# Challenge:
All of the listing below must be repeated word for word. Pictures are the only thing to omit.

-*-

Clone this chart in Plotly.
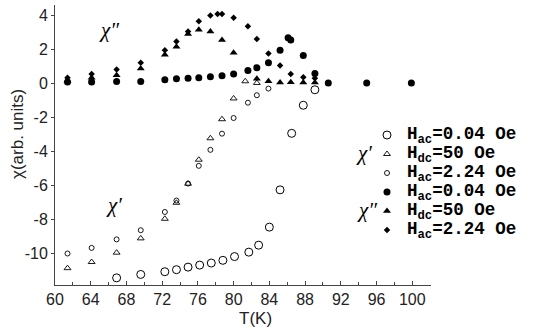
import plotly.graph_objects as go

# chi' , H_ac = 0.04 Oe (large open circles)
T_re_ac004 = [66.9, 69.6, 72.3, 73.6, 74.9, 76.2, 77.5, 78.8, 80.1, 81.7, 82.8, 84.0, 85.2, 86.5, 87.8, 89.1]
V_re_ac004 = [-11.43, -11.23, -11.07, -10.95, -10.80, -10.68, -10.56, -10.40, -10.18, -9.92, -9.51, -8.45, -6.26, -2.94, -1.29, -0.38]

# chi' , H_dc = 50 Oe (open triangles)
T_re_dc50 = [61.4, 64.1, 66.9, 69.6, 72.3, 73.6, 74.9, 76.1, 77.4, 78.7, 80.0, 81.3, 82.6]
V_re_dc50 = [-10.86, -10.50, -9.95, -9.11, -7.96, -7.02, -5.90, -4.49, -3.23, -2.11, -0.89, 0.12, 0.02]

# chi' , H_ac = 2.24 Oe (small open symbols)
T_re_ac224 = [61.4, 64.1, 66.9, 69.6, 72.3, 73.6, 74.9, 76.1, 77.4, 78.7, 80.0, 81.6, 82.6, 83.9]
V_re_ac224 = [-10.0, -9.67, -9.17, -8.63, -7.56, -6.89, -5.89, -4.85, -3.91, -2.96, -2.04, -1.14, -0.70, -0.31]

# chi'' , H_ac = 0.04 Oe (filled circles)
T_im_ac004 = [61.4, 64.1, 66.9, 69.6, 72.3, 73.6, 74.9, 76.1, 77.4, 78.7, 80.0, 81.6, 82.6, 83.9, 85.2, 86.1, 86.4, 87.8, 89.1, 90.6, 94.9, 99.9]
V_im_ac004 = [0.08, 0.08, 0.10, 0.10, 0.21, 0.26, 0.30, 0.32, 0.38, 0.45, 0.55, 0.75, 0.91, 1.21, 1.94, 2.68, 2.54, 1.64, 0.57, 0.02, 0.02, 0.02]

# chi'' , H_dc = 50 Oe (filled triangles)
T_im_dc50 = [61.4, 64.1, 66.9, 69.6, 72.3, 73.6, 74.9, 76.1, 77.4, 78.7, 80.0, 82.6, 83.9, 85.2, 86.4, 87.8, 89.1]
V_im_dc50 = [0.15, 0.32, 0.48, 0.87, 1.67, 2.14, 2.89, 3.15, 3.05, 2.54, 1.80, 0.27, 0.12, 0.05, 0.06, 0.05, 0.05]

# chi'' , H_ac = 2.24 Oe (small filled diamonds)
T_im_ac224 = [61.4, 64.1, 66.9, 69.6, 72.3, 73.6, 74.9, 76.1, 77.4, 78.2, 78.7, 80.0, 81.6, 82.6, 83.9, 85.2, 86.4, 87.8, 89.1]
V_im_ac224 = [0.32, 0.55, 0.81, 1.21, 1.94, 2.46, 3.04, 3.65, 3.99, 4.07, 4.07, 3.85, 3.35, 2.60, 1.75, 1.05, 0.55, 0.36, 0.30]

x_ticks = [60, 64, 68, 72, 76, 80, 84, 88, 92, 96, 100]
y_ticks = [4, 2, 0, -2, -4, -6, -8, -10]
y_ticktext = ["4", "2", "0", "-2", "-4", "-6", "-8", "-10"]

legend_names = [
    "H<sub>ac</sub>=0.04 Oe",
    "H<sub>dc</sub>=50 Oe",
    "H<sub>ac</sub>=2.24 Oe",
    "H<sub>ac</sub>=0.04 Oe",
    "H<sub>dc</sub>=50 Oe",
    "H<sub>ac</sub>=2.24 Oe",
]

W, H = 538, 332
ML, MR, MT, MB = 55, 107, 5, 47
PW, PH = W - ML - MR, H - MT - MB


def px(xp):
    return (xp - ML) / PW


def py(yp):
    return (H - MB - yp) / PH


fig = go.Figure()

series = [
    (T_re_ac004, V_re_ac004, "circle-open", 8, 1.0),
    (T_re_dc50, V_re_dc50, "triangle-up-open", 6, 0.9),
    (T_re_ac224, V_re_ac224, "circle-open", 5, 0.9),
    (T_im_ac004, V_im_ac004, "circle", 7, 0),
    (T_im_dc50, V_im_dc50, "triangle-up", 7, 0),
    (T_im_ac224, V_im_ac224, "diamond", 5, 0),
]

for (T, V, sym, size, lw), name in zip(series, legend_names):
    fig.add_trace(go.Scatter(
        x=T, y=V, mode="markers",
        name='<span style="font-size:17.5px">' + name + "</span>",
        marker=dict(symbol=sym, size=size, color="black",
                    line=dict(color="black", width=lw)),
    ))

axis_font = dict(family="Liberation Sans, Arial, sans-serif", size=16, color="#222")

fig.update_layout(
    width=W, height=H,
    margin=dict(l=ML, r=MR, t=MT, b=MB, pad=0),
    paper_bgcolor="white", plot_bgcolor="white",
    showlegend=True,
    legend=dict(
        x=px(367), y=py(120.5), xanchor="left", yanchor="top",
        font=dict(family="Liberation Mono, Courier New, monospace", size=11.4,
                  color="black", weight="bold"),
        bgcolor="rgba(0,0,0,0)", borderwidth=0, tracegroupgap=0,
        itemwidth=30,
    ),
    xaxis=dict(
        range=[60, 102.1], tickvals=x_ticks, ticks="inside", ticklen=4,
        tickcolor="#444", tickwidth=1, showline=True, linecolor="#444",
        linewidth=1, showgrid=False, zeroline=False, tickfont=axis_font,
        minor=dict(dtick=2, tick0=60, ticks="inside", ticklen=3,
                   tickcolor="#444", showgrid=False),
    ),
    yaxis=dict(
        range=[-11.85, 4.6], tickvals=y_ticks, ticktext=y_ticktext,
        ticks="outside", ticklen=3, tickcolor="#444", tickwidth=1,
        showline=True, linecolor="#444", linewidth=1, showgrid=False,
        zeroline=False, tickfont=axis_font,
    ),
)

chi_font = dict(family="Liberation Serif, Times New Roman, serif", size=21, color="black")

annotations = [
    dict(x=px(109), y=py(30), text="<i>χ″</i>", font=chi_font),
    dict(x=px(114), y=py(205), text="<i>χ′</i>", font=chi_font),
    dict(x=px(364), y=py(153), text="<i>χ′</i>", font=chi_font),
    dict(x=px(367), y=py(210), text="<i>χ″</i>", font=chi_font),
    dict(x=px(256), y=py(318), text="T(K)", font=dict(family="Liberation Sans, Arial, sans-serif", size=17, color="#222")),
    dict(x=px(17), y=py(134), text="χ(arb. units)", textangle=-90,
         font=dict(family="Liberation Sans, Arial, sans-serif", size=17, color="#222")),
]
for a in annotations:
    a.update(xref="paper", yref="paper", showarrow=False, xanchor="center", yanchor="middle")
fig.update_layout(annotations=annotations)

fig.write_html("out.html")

-*-

# Full solution:
Clone this chart in Plotly.
import plotly.graph_objects as go

# chi' , H_ac = 0.04 Oe (large open circles)
T_re_ac004 = [66.9, 69.6, 72.3, 73.6, 74.9, 76.2, 77.5, 78.8, 80.1, 81.7, 82.8, 84.0, 85.2, 86.5, 87.8, 89.1]
V_re_ac004 = [-11.43, -11.23, -11.07, -10.95, -10.80, -10.68, -10.56, -10.40, -10.18, -9.92, -9.51, -8.45, -6.26, -2.94, -1.29, -0.38]

# chi' , H_dc = 50 Oe (open triangles)
T_re_dc50 = [61.4, 64.1, 66.9, 69.6, 72.3, 73.6, 74.9, 76.1, 77.4, 78.7, 80.0, 81.3, 82.6]
V_re_dc50 = [-10.86, -10.50, -9.95, -9.11, -7.96, -7.02, -5.90, -4.49, -3.23, -2.11, -0.89, 0.12, 0.02]

# chi' , H_ac = 2.24 Oe (small open symbols)
T_re_ac224 = [61.4, 64.1, 66.9, 69.6, 72.3, 73.6, 74.9, 76.1, 77.4, 78.7, 80.0, 81.6, 82.6, 83.9]
V_re_ac224 = [-10.0, -9.67, -9.17, -8.63, -7.56, -6.89, -5.89, -4.85, -3.91, -2.96, -2.04, -1.14, -0.70, -0.31]

# chi'' , H_ac = 0.04 Oe (filled circles)
T_im_ac004 = [61.4, 64.1, 66.9, 69.6, 72.3, 73.6, 74.9, 76.1, 77.4, 78.7, 80.0, 81.6, 82.6, 83.9, 85.2, 86.1, 86.4, 87.8, 89.1, 90.6, 94.9, 99.9]
V_im_ac004 = [0.08, 0.08, 0.10, 0.10, 0.21, 0.26, 0.30, 0.32, 0.38, 0.45, 0.55, 0.75, 0.91, 1.21, 1.94, 2.68, 2.54, 1.64, 0.57, 0.02, 0.02, 0.02]

# chi'' , H_dc = 50 Oe (filled triangles)
T_im_dc50 = [61.4, 64.1, 66.9, 69.6, 72.3, 73.6, 74.9, 76.1, 77.4, 78.7, 80.0, 82.6, 83.9, 85.2, 86.4, 87.8, 89.1]
V_im_dc50 = [0.15, 0.32, 0.48, 0.87, 1.67, 2.14, 2.89, 3.15, 3.05, 2.54, 1.80, 0.27, 0.12, 0.05, 0.06, 0.05, 0.05]

# chi'' , H_ac = 2.24 Oe (small filled diamonds)
T_im_ac224 = [61.4, 64.1, 66.9, 69.6, 72.3, 73.6, 74.9, 76.1, 77.4, 78.2, 78.7, 80.0, 81.6, 82.6, 83.9, 85.2, 86.4, 87.8, 89.1]
V_im_ac224 = [0.32, 0.55, 0.81, 1.21, 1.94, 2.46, 3.04, 3.65, 3.99, 4.07, 4.07, 3.85, 3.35, 2.60, 1.75, 1.05, 0.55, 0.36, 0.30]

x_ticks = [60, 64, 68, 72, 76, 80, 84, 88, 92, 96, 100]
y_ticks = [4, 2, 0, -2, -4, -6, -8, -10]
y_ticktext = ["4", "2", "0", "-2", "-4", "-6", "-8", "-10"]

legend_names = [
    "H<sub>ac</sub>=0.04 Oe",
    "H<sub>dc</sub>=50 Oe",
    "H<sub>ac</sub>=2.24 Oe",
    "H<sub>ac</sub>=0.04 Oe",
    "H<sub>dc</sub>=50 Oe",
    "H<sub>ac</sub>=2.24 Oe",
]

W, H = 538, 332
ML, MR, MT, MB = 55, 107, 5, 47
PW, PH = W - ML - MR, H - MT - MB


def px(xp):
    return (xp - ML) / PW


def py(yp):
    return (H - MB - yp) / PH


fig = go.Figure()

series = [
    (T_re_ac004, V_re_ac004, "circle-open", 8, 1.0),
    (T_re_dc50, V_re_dc50, "triangle-up-open", 6, 0.9),
    (T_re_ac224, V_re_ac224, "circle-open", 5, 0.9),
    (T_im_ac004, V_im_ac004, "circle", 7, 0),
    (T_im_dc50, V_im_dc50, "triangle-up", 7, 0),
    (T_im_ac224, V_im_ac224, "diamond", 5, 0),
]

for (T, V, sym, size, lw), name in zip(series, legend_names):
    fig.add_trace(go.Scatter(
        x=T, y=V, mode="markers",
        name='<span style="font-size:17.5px">' + name + "</span>",
        marker=dict(symbol=sym, size=size, color="black",
                    line=dict(color="black", width=lw)),
    ))

axis_font = dict(family="Liberation Sans, Arial, sans-serif", size=16, color="#222")

fig.update_layout(
    width=W, height=H,
    margin=dict(l=ML, r=MR, t=MT, b=MB, pad=0),
    paper_bgcolor="white", plot_bgcolor="white",
    showlegend=True,
    legend=dict(
        x=px(367), y=py(120.5), xanchor="left", yanchor="top",
        font=dict(family="Liberation Mono, Courier New, monospace", size=11.4,
                  color="black", weight="bold"),
        bgcolor="rgba(0,0,0,0)", borderwidth=0, tracegroupgap=0,
        itemwidth=30,
    ),
    xaxis=dict(
        range=[60, 102.1], tickvals=x_ticks, ticks="inside", ticklen=4,
        tickcolor="#444", tickwidth=1, showline=True, linecolor="#444",
        linewidth=1, showgrid=False, zeroline=False, tickfont=axis_font,
        minor=dict(dtick=2, tick0=60, ticks="inside", ticklen=3,
                   tickcolor="#444", showgrid=False),
    ),
    yaxis=dict(
        range=[-11.85, 4.6], tickvals=y_ticks, ticktext=y_ticktext,
        ticks="outside", ticklen=3, tickcolor="#444", tickwidth=1,
        showline=True, linecolor="#444", linewidth=1, showgrid=False,
        zeroline=False, tickfont=axis_font,
    ),
)

chi_font = dict(family="Liberation Serif, Times New Roman, serif", size=21, color="black")

annotations = [
    dict(x=px(109), y=py(30), text="<i>χ″</i>", font=chi_font),
    dict(x=px(114), y=py(205), text="<i>χ′</i>", font=chi_font),
    dict(x=px(364), y=py(153), text="<i>χ′</i>", font=chi_font),
    dict(x=px(367), y=py(210), text="<i>χ″</i>", font=chi_font),
    dict(x=px(256), y=py(318), text="T(K)", font=dict(family="Liberation Sans, Arial, sans-serif", size=17, color="#222")),
    dict(x=px(17), y=py(134), text="χ(arb. units)", textangle=-90,
         font=dict(family="Liberation Sans, Arial, sans-serif", size=17, color="#222")),
]
for a in annotations:
    a.update(xref="paper", yref="paper", showarrow=False, xanchor="center", yanchor="middle")
fig.update_layout(annotations=annotations)

fig.write_html("out.html")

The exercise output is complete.